Create a rating curve (depth Vs. Inlet Capture) for each inlet in the sag then convert the depths to ponding elevations.  If the volumes are great enough you can even storage route it.  However typically the resulting volumes are not large enough to get any attenuation.  I have had situations where the crossection of the road will contain depths beyond 1 foot deep.  I had to acount for significant clogging on the catch basins because a 1 foot depth is our maximum depth.

Have Fun With it!

RE: Pond Modeling

If you are simply checking extreme flood capacity, just route it like a basin, with two grated inlets leading to separate outfalls, but put some conservative tailwater on the receiving pipes, or analyze each run first and use that TW.  The grate efficiency will almost always govern though.

Here in PA, PennDOT will not allow more than ½ of one cartway spread during design flow AND you must stay 1 inch from the top of curb.  Gutter flow and grated inlets efficiencies based upon FHWA HEC-12 will normally be accepted for any review.

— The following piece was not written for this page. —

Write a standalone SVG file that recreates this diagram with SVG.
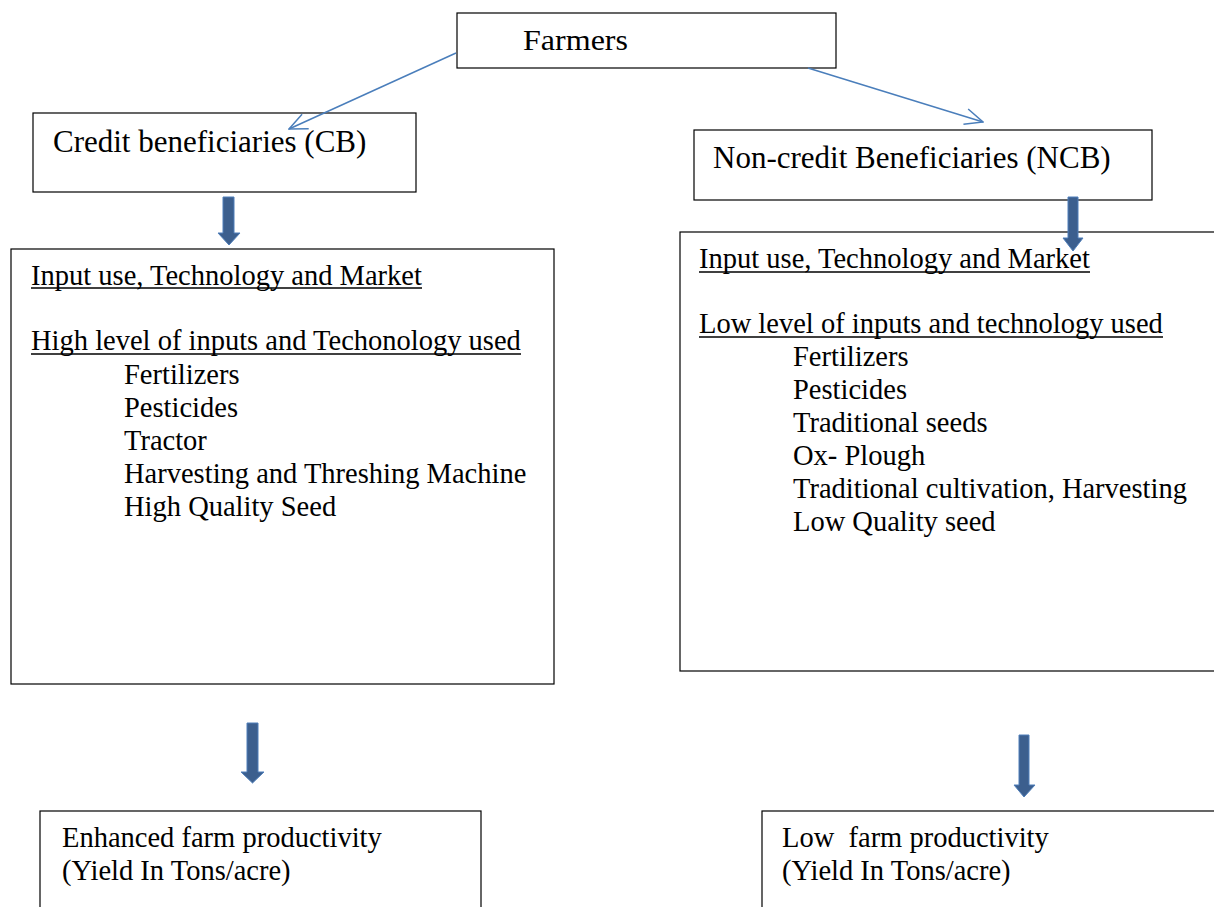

Immediately prior to the sump, calc. spread thickness with the following modified Manning’s: T=(Q*n/.56/Sx^1.67/S^.5)^(1/2.67), where Sx = roadway cross slope and S = Longitudinal slope, both decimals.  Check in both directions, as Long slope is rarely the same coming both ways.

Then check depth:
Weir flow depth, ft = [Q/(Cw*P)]^(2/3)
Orifice flow depth, ft = [Q/(Co*A*2g)]^(1/0.5)
I always use the greater depth for conservative design, but there is a chart in HEC12.

A common mistake:  check for composite cross slopes.  If the gutter line is spec’d for a steeper cross slope than the roadway (and they often are), there is an adjustment to the T value which greatly helps the results.